The administration said the new program would help to support low mortgage rates and expand resources for low and middle income borrowers who want to buy or rent a home.
The program will feature two parts
The new program will operate under a law that Congress passed in 2008 to bolster the housing industry, which has been battered by the worst slump in decades, a downturn that saw home sales and home prices plunge and mortgage defaults soar to record levels.
The government said the new effort was designed to provide hundreds of thousands of affordable mortgages for working families and enable the development and rehabilitation of tens of thousands of affordable rental properties.
Treasury, the Department of Housing and Urban Development and the Federal Housing Finance Agency said in a joint news release that the new program would provide temporary support to local housing financing agencies and encourage them to return to relying on market sources for their capital as quickly as possible.
The local and state housing finance agencies, which provide loans to people with low or moderate incomes, have had a hard time raising money to fund loans due to the housing crisis and credit crunch.

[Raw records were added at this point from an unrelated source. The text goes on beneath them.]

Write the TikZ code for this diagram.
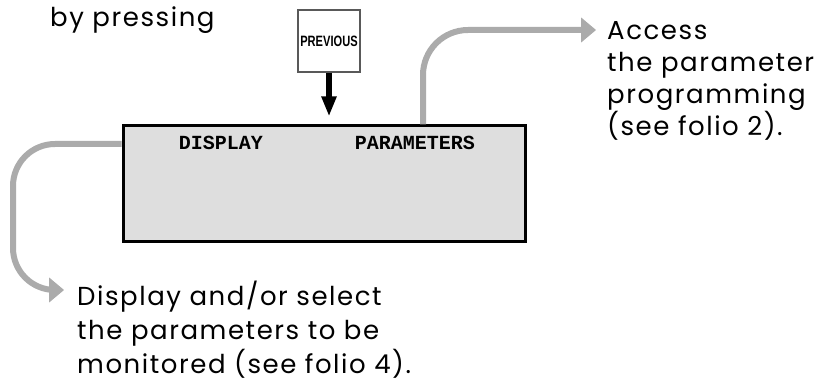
\documentclass[tikz,border=0pt]{standalone}
\usepackage{fontspec}
\usepackage{graphicx}
\setmainfont{Poppins}[LetterSpace=6]
\newfontfamily\lcdfont{Liberation Mono}
\newfontfamily\keyfont{Liberation Sans}
\definecolor{lcdgray}{HTML}{DEDEDE}
\definecolor{feedgray}{HTML}{ABABAB}
\usetikzlibrary{arrows.meta, positioning, calc}

\begin{document}
\begin{tikzpicture}[
  x=1pt, y=1pt,
  note/.style={align=left, inner sep=0pt, font=\fontsize{26}{32}\selectfont},
  lcd/.style={draw, line width=3pt, fill=lcdgray, minimum width=402pt, minimum height=116pt},
  lcdtext/.style={font=\lcdfont\bfseries\fontsize{20}{22}\selectfont},
  keybox/.style={draw=gray!70!black, line width=1.2pt, fill=white, minimum width=62pt, minimum height=62pt, inner sep=0pt},
  press/.style={line width=6pt, -{Triangle[width=14pt, length=20pt]}},
  feed/.style={feedgray, line width=6pt},
  feedtip/.style={feedgray, line width=1pt, -{Triangle[width=25pt, length=15pt]}}
]
  \useasboundingbox (0,0) rectangle (814,-382);

  \node[note, anchor=base west] (pressing) at (50,-27) {by pressing};

  \node[keybox] (previous) at (329,-41) {\keyfont\bfseries\fontsize{15}{15}\selectfont\scalebox{0.74}[1]{PREVIOUS}};

  \node[lcd] (display) at (324,-184) {};
  \node[lcdtext] (lcdleft) at (221,-143) {DISPLAY};
  \node[lcdtext] (lcdright) at (415,-143) {PARAMETERS};

  \node[note, anchor=north west] (access) at (607,-21) {Access\\the parameter\\programming\\(see folio 2).};
  \node[note, anchor=north west, font=\fontsize{26}{34}\selectfont] (monitor) at (77,-281) {Display and/or select\\the parameters to be\\monitored (see folio 4).};

  \coordinate (accessin) at (596,-30);
  \coordinate (bend) at (13,-290);
  \coordinate (monitorin) at (64,-290);

  % key press into the display
  \draw[press, shorten >=8pt] (previous.south) -- (previous.south |- display.north);

  % branches, tips drawn apart
  \draw[feed, rounded corners=45pt] ([xshift=99pt]display.north) |- ($(accessin)+(-12,0)$);
  \draw[feed, rounded corners=42pt] ([yshift=40pt]display.west) -| (bend) -- ($(monitorin)+(-12,0)$);
  \draw[feedtip] ($(accessin)+(-17,0)$) -- (accessin);
  \draw[feedtip] ($(monitorin)+(-17,0)$) -- (monitorin);
\end{tikzpicture}
\end{document}
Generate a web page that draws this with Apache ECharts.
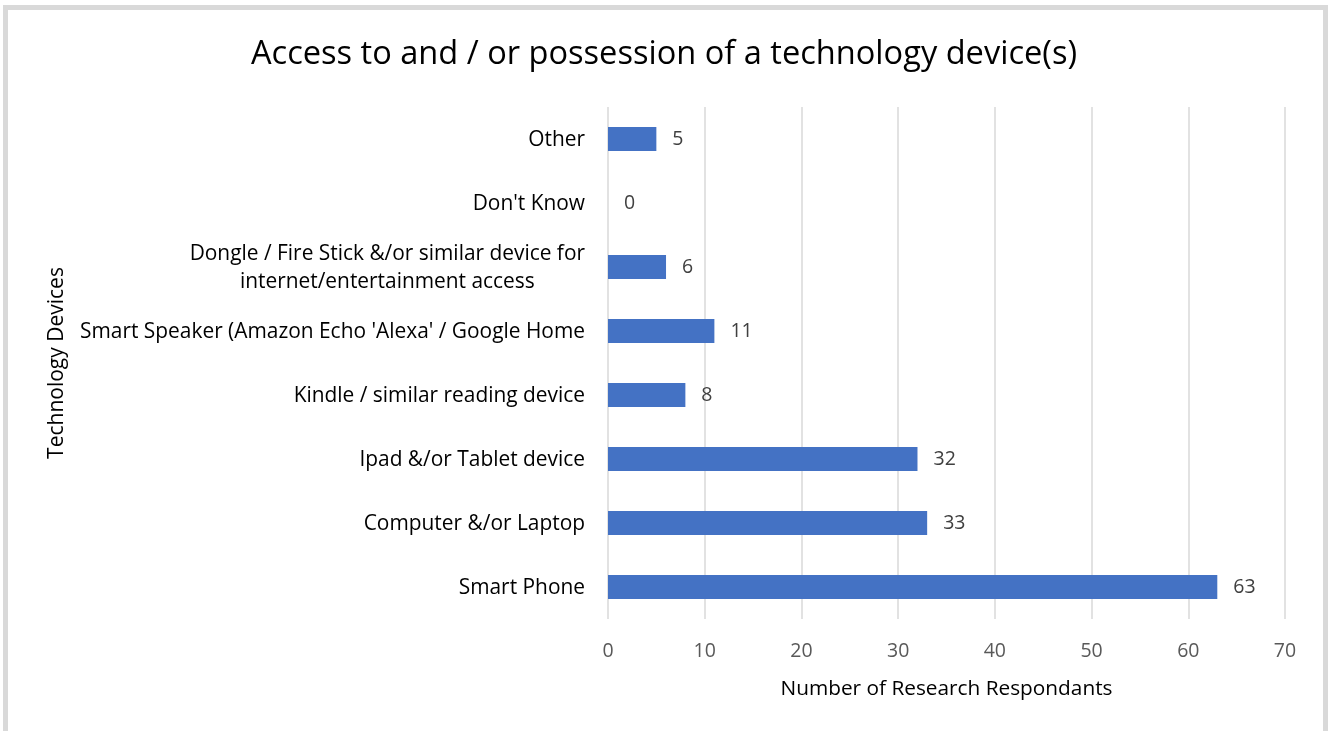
<!DOCTYPE html>
<html>
<head>
<meta charset="utf-8">
<script src="https://cdn.jsdelivr.net/npm/echarts@6/dist/echarts.min.js"></script>
<style>
  html, body { margin: 0; padding: 0; background: #fff; }
  #chart { width: 1328px; height: 731px; }
</style>
</head>
<body>
<div id="chart"></div>
<script>
// Device categories, listed bottom-to-top as they appear on the axis
const categories = [
  'Smart Phone',
  'Computer &/or Laptop',
  'Ipad &/or Tablet device',
  'Kindle / similar reading device',
  "Smart Speaker (Amazon Echo 'Alexa' / Google Home",
  'Dongle / Fire Stick &/or similar device for\ninternet/entertainment access',
  "Don't Know",
  'Other'
];
// Number of respondents per device
const respondents = [63, 33, 32, 8, 11, 6, 0, 5];
// Value axis ticks
const xTicks = [0, 10, 20, 30, 40, 50, 60, 70];

const FONT = 'Open Sans';
const chart = echarts.init(document.getElementById('chart'), null, { renderer: 'canvas' });

chart.setOption({
  backgroundColor: '#ffffff',
  animation: false,
  textStyle: { fontFamily: FONT },
  title: {
    text: 'Access to and / or possession of a technology device(s)',
    left: 'center',
    top: 33,
    textStyle: { fontFamily: FONT, fontSize: 32.6, fontWeight: 'normal', color: '#000000' }
  },
  graphic: [{
    type: 'rect',
    shape: { x: 5.5, y: 7.5, width: 1320, height: 760 },
    style: { fill: null, stroke: '#d9d9d9', lineWidth: 5 },
    silent: true
  }],
  grid: { left: 608, right: 43, top: 107, bottom: 112, containLabel: false },
  xAxis: {
    type: 'value',
    min: xTicks[0],
    max: xTicks[xTicks.length - 1],
    interval: xTicks[1] - xTicks[0],
    name: 'Number of Research Respondants',
    nameLocation: 'middle',
    nameGap: 60,
    nameTextStyle: { fontFamily: FONT, fontSize: 20.8, color: '#000000' },
    axisLine: { show: false },
    axisTick: { show: false },
    axisLabel: { fontFamily: FONT, fontSize: 19.5, color: '#595959', margin: 22 },
    splitLine: { show: true, lineStyle: { color: '#d9d9d9', width: 1.5 } }
  },
  yAxis: {
    type: 'category',
    data: categories,
    name: 'Technology Devices',
    nameLocation: 'middle',
    nameGap: 540,
    nameRotate: 90,
    nameTextStyle: { fontFamily: FONT, fontSize: 21, color: '#000000' },
    axisLine: { show: false },
    axisTick: { show: false },
    axisLabel: {
      margin: 23,
      lineHeight: 28,
      padding: [3, 0, 0, 0],
      formatter: v => v.split('\n').map(s => '{c|' + s + '}').join('\n'),
      rich: { c: { fontFamily: FONT, fontSize: 20.9, color: '#000000', align: 'center', lineHeight: 28 } }
    }
  },
  series: [{
    type: 'bar',
    data: respondents,
    barWidth: 24,
    itemStyle: { color: '#4472c4' },
    label: {
      show: true,
      position: 'right',
      distance: 16,
      fontFamily: FONT,
      fontSize: 19.5,
      color: '#404040'
    }
  }]
});
</script>
</body>
</html>
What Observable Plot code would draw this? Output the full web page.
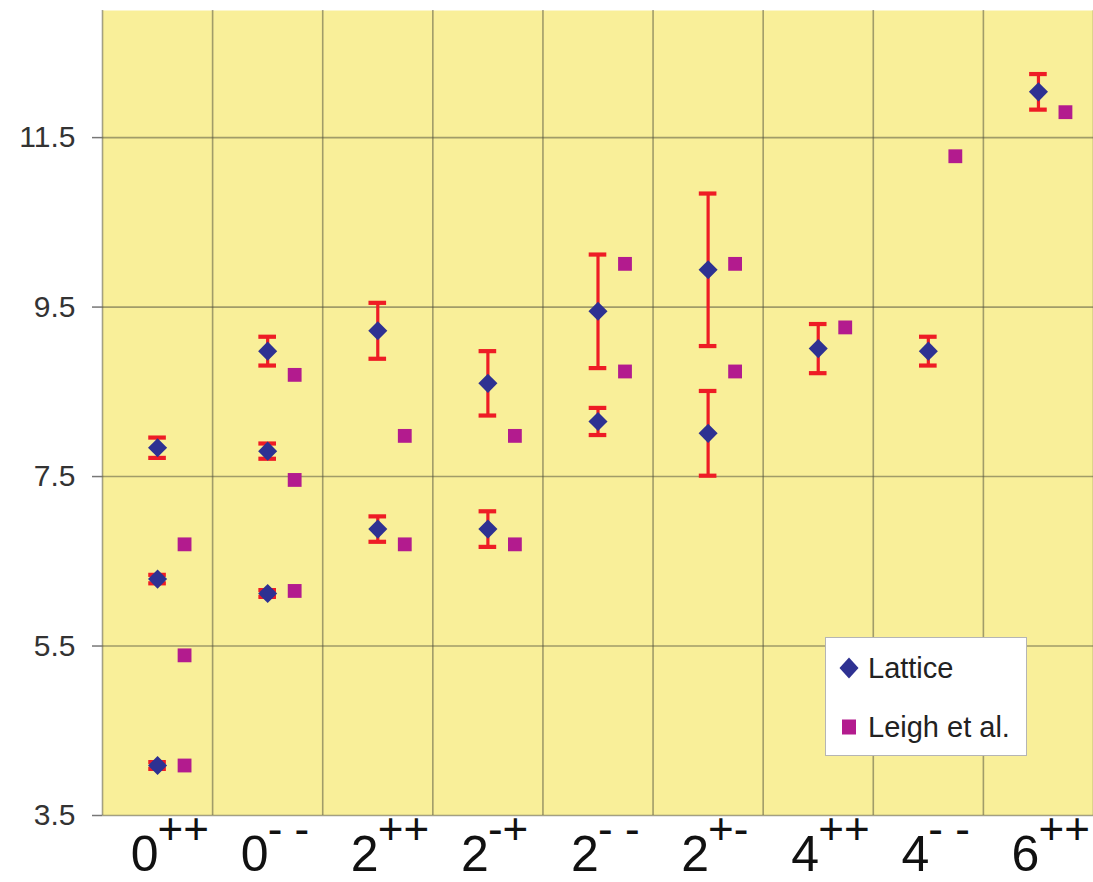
<!DOCTYPE html>
<html>
<head>
<meta charset="utf-8">
<script src="https://cdn.jsdelivr.net/npm/d3@7"></script>
<script src="https://cdn.jsdelivr.net/npm/@observablehq/plot@0.6"></script>
<style>
  body { margin: 0; background: #fff; }
  #wrap { position: relative; width: 1093px; height: 882px; overflow: hidden; }
  #legend {
    position: absolute; left: 825px; top: 637px; width: 202px; height: 119px;
    background: #fff; border: 1.5px solid #b5b5b5; box-sizing: border-box;
    font-family: 'Liberation Sans', Arial, sans-serif;
    font-size: 29px; color: #222; white-space: nowrap;
  }
  #legend .item { position: absolute; left: 0; height: 40px; display: flex; align-items: center; }
  #legend svg { margin-left: 12px; margin-right: 8px; }
</style>
</head>
<body>
<div id="wrap">
  <div id="chart"></div>
  <div id="legend">
    <div class="item" style="top:10px;"><svg width="22" height="24" viewBox="-11 -12 22 24"><path d="M0,-10.5L9.5,0L0,10.5L-9.5,0Z" fill="#2E3192"/></svg><span>Lattice</span></div>
    <div class="item" style="top:69px;"><svg width="22" height="24" viewBox="-11 -12 22 24"><rect x="-7" y="-7.5" width="14" height="15" fill="#B31B8E"/></svg><span>Leigh et al.</span></div>
  </div>
</div>
<script>
// Categories (quantum numbers J^PC)
const categoryDigits = ["0", "0", "2", "2", "2", "2", "4", "4", "6"];
const categorySupers = ["++", "- -", "++", "-+", "- -", "+-", "++", "- -", "++"];

// Lattice results: category index, value, error
const latticeCat   = [0, 0, 0, 1, 1, 1, 2, 2, 3, 3, 4, 4, 5, 5, 6, 7, 8];
const latticeValue = [7.84, 6.29, 4.09, 8.98, 7.80, 6.12, 9.22, 6.88, 8.60, 6.88, 9.45, 8.15, 9.94, 8.01, 9.01, 8.98, 12.04];
const latticeError = [0.12, 0.05, 0.04, 0.17, 0.09, 0.04, 0.33, 0.15, 0.38, 0.21, 0.67, 0.16, 0.90, 0.50, 0.29, 0.17, 0.21];

// Leigh et al. values
const leighCat   = [0, 0, 0, 1, 1, 1, 2, 2, 3, 3, 4, 4, 5, 5, 6, 7, 8];
const leighValue = [6.70, 5.39, 4.09, 8.70, 7.46, 6.15, 7.98, 6.70, 7.98, 6.70, 10.01, 8.74, 10.01, 8.74, 9.26, 11.28, 11.80];

// Axis ticks
const yTicks = [3.5, 5.5, 7.5, 9.5, 11.5];
const columnEdges = d3.range(0, categoryDigits.length + 1);

const lattice = latticeCat.map((c, i) => ({x: c + 0.5, v: latticeValue[i], lo: latticeValue[i] - latticeError[i], hi: latticeValue[i] + latticeError[i]}));
const leigh = leighCat.map((c, i) => ({x: c + 0.5, v: leighValue[i]}));
const labels = categoryDigits.map((d, i) => ({x: i + 0.5, digit: d, sup: categorySupers[i]}));

const FONT = "'Liberation Sans', Arial, sans-serif";
const RED = "#EE1C25";
const capHalf = 0.08; // cap half-width in column units

const chart = Plot.plot({
  width: 1093, height: 882,
  marginLeft: 102, marginRight: 0, marginTop: 10, marginBottom: 67,
  style: {fontFamily: FONT, background: "transparent", overflow: "visible"},
  x: {domain: [0, categoryDigits.length], axis: null},
  y: {domain: [3.5, 13], axis: null},
  marks: [
    Plot.frame({fill: "#F9EF99", stroke: "none"}),
    Plot.gridY({ticks: yTicks, stroke: "#4a4a3a", strokeOpacity: 0.5, strokeWidth: 1.6}),
    Plot.gridX({ticks: columnEdges, stroke: "#4a4a3a", strokeOpacity: 0.5, strokeWidth: 1.6}),
    Plot.axisY({ticks: yTicks, tickSize: 10, tickPadding: 17, tickFormat: d => d.toFixed(1),
      fontSize: 30, stroke: "#777", color: "#333", strokeWidth: 1.5}),
    // error bars
    Plot.ruleX(lattice, {x: "x", y1: "lo", y2: "hi", stroke: RED, strokeWidth: 3.2}),
    Plot.ruleY(lattice, {x1: d => d.x - capHalf, x2: d => d.x + capHalf, y: "hi", stroke: RED, strokeWidth: 4.2}),
    Plot.ruleY(lattice, {x1: d => d.x - capHalf, x2: d => d.x + capHalf, y: "lo", stroke: RED, strokeWidth: 4.2}),
    // Leigh et al.
    Plot.dot(leigh, {x: "x", y: "v", dx: 27, symbol: "square", r: 7.8, fill: "#B31B8E", stroke: "none"}),
    // Lattice
    Plot.dot(lattice, {x: "x", y: "v", symbol: "diamond2", r: 8.6, fill: "#2E3192", stroke: "none"}),
    // x labels
    Plot.text(labels, {x: "x", text: "digit", frameAnchor: "bottom", lineAnchor: "bottom", dy: 55, dx: -13,
      fontSize: 50, fill: "#111", textAnchor: "middle"}),
    Plot.text(labels, {x: "x", text: "sup", frameAnchor: "bottom", lineAnchor: "bottom", dy: 28, dx: 0,
      fontSize: 44, fill: "#111", textAnchor: "start"})
  ]
});
document.getElementById("chart").appendChild(chart);
</script>
</body>
</html>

“This initiative is critical to helping working families maintain access to affordable rental housing and homeownership in tough economic times,” Treasury Secretary Timothy Geithner said. “Through this initiative, the administration aims to help (the housing finance agencies) jump-start new lending to borrowers who might not otherwise be served and to better support the financing costs of their current programs — key components in stabilizing the housing market overall.”